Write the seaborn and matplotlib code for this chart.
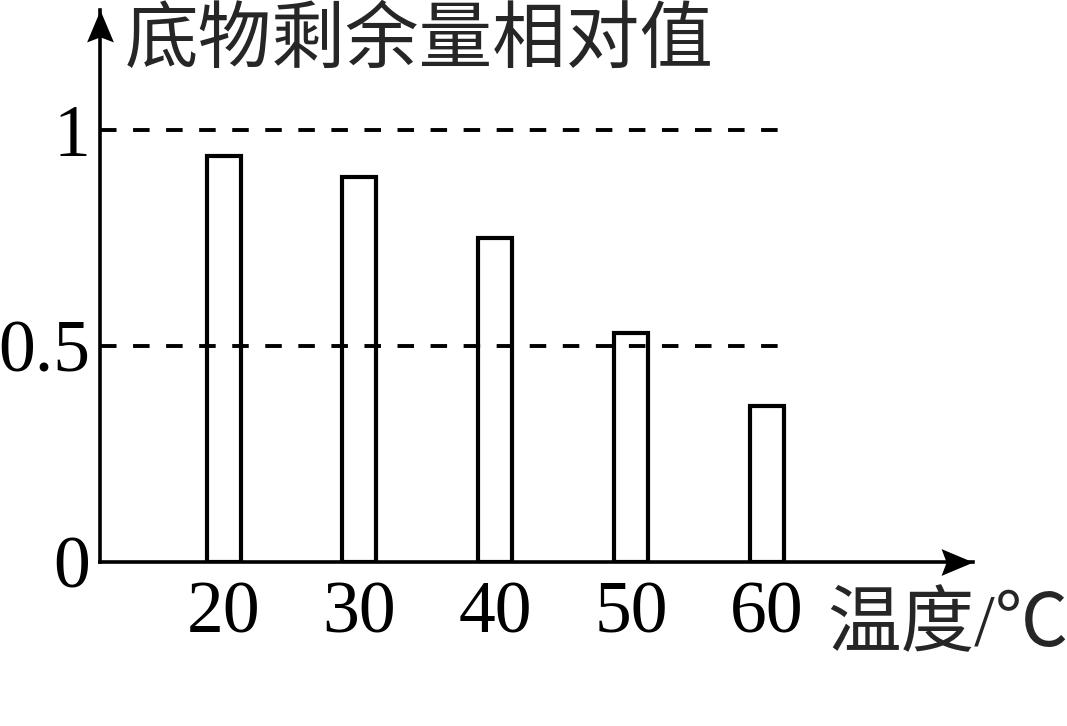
import matplotlib
matplotlib.use("Agg")
import matplotlib.pyplot as plt
import seaborn as sns
import pandas as pd

# ── data ─────────────────────────────────────────────────────────────────────
temps = ["20", "30", "40", "50", "60"]
remaining = [0.94, 0.89, 0.75, 0.53, 0.36]
y_ticks = [0, 0.5, 1]
y_tick_labels = ["0", "0.5", "1"]
y_title = "底物剩余量相对值"
x_title = "温度/℃"

sns.set_theme(style="white")
plt.rcParams["font.family"] = ["Liberation Serif", "Noto Sans CJK SC"]

df = pd.DataFrame({"temp": temps, "value": remaining})

W, H = 1067, 726
fig = plt.figure(figsize=(W / 100, H / 100), dpi=100)
# axes box: y-axis at x=100px, x-axis at y=561.5px, arrow tips at x=973 / y=10
ax = fig.add_axes([100 / W, (H - 561.5) / H, (973 - 100) / W, (561.5 - 10) / H])

sns.barplot(data=df, x="temp", y="value", order=temps, color="white",
            saturation=1, edgecolor="black", linewidth=3.0, width=0.25,
            ax=ax, zorder=2)

ax.set_xlim(-0.91, 5.52)
ax.set_ylim(0, 1.278)

# dashed reference lines at 0.5 and 1, ending just past the last bar
x_end = (len(temps) - 1 + 0.13 + 0.91) / (5.52 + 0.91)
for level in y_ticks[1:]:
    ax.axhline(level, xmin=0, xmax=x_end, color="black", linewidth=2.8,
               dashes=(4.25, 4.25), dash_capstyle="butt", zorder=3)

ax.set_yticks(y_ticks, y_tick_labels)
ax.set_xlabel("")
ax.set_ylabel("")

for side in ["top", "right"]:
    ax.spines[side].set_visible(False)
for side in ["left", "bottom"]:
    ax.spines[side].set_linewidth(2.6)
    ax.spines[side].set_color("black")

ax.tick_params(axis="both", length=0, labelsize=53, colors="black")
ax.tick_params(axis="y", pad=7)
ax.tick_params(axis="x", pad=14)

# arrow heads on the axes
right_arrow = [(0, 0), (-1, 0.42), (-0.84, 0), (-1, -0.42), (0, 0)]
up_arrow = [(0, 0), (0.42, -1), (0, -0.84), (-0.42, -1), (0, 0)]
ax.plot(1, 0, marker=right_arrow, ms=46, color="black", mew=0,
        transform=ax.transAxes, clip_on=False)
ax.plot(0, 1, marker=up_arrow, ms=46, color="black", mew=0,
        transform=ax.transAxes, clip_on=False)

fig.text(125 / W, 1 - 44 / H, y_title, fontsize=53, ha="left", va="center")
fig.text(827 / W, 1 - 628 / H, x_title, fontsize=53, ha="left", va="center")

fig.savefig("out.png", dpi=100)
plt.close(fig)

## OBJECTIVE:
Exactly restate the lines from the beginning of the data through the line with "import pandas as pd", and no others, keeping pictures out.

## WORKED ANSWER:
Write the seaborn and matplotlib code for this chart.
import matplotlib
matplotlib.use("Agg")
import matplotlib.pyplot as plt
import seaborn as sns
import pandas as pd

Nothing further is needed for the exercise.